For this User-Centered Design Charette, the primary area of focus are drivers and passengers of mobile vehicles. More specifically, the design challenge is to create a form of technology (e.g. infotainment systems) that solves a particular problem faced by the target audience.
Our group’s assigned target audience/user were daily commuters with emphasis on long commutes. This specific audience also prioritize luxury and comfort. The first thing we did was to figure out what is most important for the user experience. To do this we create a scenario to help emulate a real world situation. For our scenario, we have an average driver going from home to work and work to home everyday during rush hour. After we have an idea of what the user experiences we move on to the design process. We designed a smart navigational system to make the drive from point A to point B quicker and more efficient. Since the driver will most likely already know how to get to their destination, having a normal GPS is pretty much useless and redundant. Instead, we implement a system that actively calculate the current best route to take based on traffic data, road conditions, weather, etc. This helps ensure the driver get to their destination quicker and on time. By lowering the commute time, it will also contribute to the comfort of the driver indirectly because it means they spend less time in a car. We illustrate the process in a storyboard to help communicate what happens at various steps.
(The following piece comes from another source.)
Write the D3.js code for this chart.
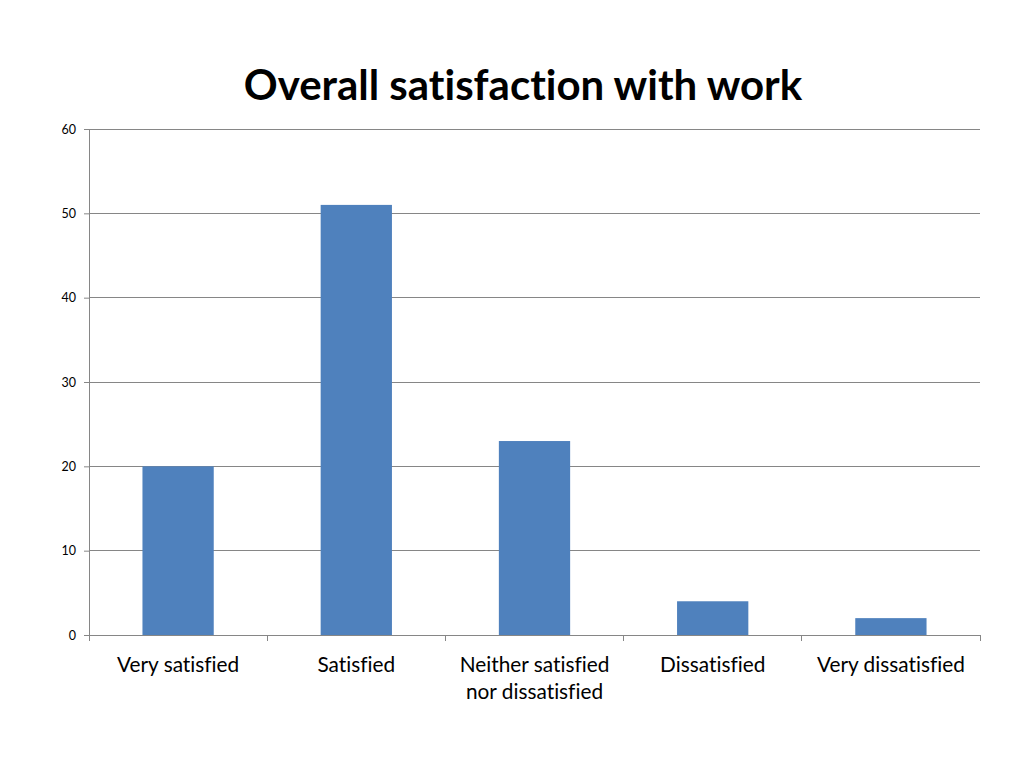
<!DOCTYPE html>
<html><head><meta charset="utf-8">
<script src="https://cdn.jsdelivr.net/npm/d3@7"></script>
<style>body{margin:0;background:#fff;} svg{display:block;} text{font-variant-ligatures:none;font-feature-settings:"liga" 0;}</style>
</head><body>
<script>
const categories = [["Very satisfied"], ["Satisfied"], ["Neither satisfied", "nor dissatisfied"], ["Dissatisfied"], ["Very dissatisfied"]];
const values = [20, 51, 23, 4, 2];
const yTicks = [0, 10, 20, 30, 40, 50, 60];
const title = "Overall satisfaction with work";

const W = 1024, H = 768;
const m = {left: 89, right: 44, top: 129, bottom: 133};
const font = "Lato, 'Open Sans', sans-serif";
const svg = d3.select("body").append("svg").attr("width", W).attr("height", H);

const x = d3.scaleBand().domain(d3.range(categories.length)).range([m.left, W - m.right]).paddingInner(0.6).paddingOuter(0.3);
const xb = d3.scaleBand().domain(d3.range(categories.length)).range([m.left, W - m.right]);
const y = d3.scaleLinear().domain([0, 60]).range([H - m.bottom, m.top]);

svg.append("text").attr("x", 523).attr("y", 100).attr("text-anchor", "middle")
  .attr("font-family", font).attr("font-weight", "bold").attr("font-size", 42).attr("fill", "#000").text(title);

// gridlines
svg.append("g").selectAll("line").data(yTicks.filter(d => d > 0)).join("line")
  .attr("x1", m.left).attr("x2", W - m.right).attr("y1", d => y(d)).attr("y2", d => y(d))
  .attr("stroke", "#868686").attr("stroke-width", 1).attr("shape-rendering", "crispEdges");

// bars
svg.append("g").selectAll("rect").data(values).join("rect")
  .attr("x", (d, i) => x(i)).attr("width", x.bandwidth())
  .attr("y", d => y(d)).attr("height", d => y(0) - y(d)).attr("fill", "#4F81BD");

// y axis
const yAxis = svg.append("g").attr("transform", `translate(${m.left},0)`)
  .call(d3.axisLeft(y).tickValues(yTicks).tickSize(5).tickPadding(8));
yAxis.select(".domain").attr("stroke", "#868686");
yAxis.selectAll(".tick line").attr("stroke", "#868686");
yAxis.selectAll("text").attr("font-family", font).attr("font-size", 12.5).attr("fill", "#000");

// x axis
const xAxis = svg.append("g").attr("transform", `translate(0,${y(0)})`);
xAxis.append("line").attr("x1", m.left).attr("x2", W - m.right).attr("stroke", "#868686").attr("shape-rendering", "crispEdges");
const bounds = d3.range(categories.length + 1).map(i => i < categories.length ? xb(i) : xb(i - 1) + xb.bandwidth());
xAxis.selectAll("line.t").data(bounds).join("line").attr("class", "t")
  .attr("x1", d => d).attr("x2", d => d).attr("y1", 0).attr("y2", 6).attr("stroke", "#868686").attr("shape-rendering", "crispEdges");
const lbl = xAxis.selectAll("text").data(categories).join("text")
  .attr("text-anchor", "middle").attr("font-family", font).attr("font-size", 20.8).attr("fill", "#000")
  .attr("transform", (d, i) => `translate(${xb(i) + xb.bandwidth() / 2},37)`);
lbl.selectAll("tspan").data(d => d).join("tspan").attr("x", 0).attr("dy", (d, j) => j === 0 ? 0 : 27).text(d => d);
</script>
</body></html>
One process in the User-Centered Design process I enjoyed was the ideation process where we had a limited time to come up with as many ideas as possible. Then we had to summarize and reduce all the possible ideas to just one. I love this process because it allows everyone to contribute and make the entire process more collaborative. It was also really interesting to see the various unique ideas that came about which would be impossible without drawing from multiple different perspectives. Another technique I love was scenario creation and story-boarding because it helps us keep the design focused on the users which is most important.
I could see myself apply these user-centered design techniques in the future is all sorts of projects. For example, if a potential future project required me to build an app and a website to solve an issue for a particular group of people, I could utilize these design principles to my advantage. I would start off with user research to find out the real root of the problem. Creating a couple of user personas can also be really useful for reference. Then I would brainstorm various ideas that could be potential solutions and then create a realistic scenario that can give me more insight into how the user thinks. All of these will help me when prototyping, creating the app and website. Another very important and underrated step in the user-centered design process is reflection. This vital technique can help me review the effective of my design and allows for feedback to improve my design.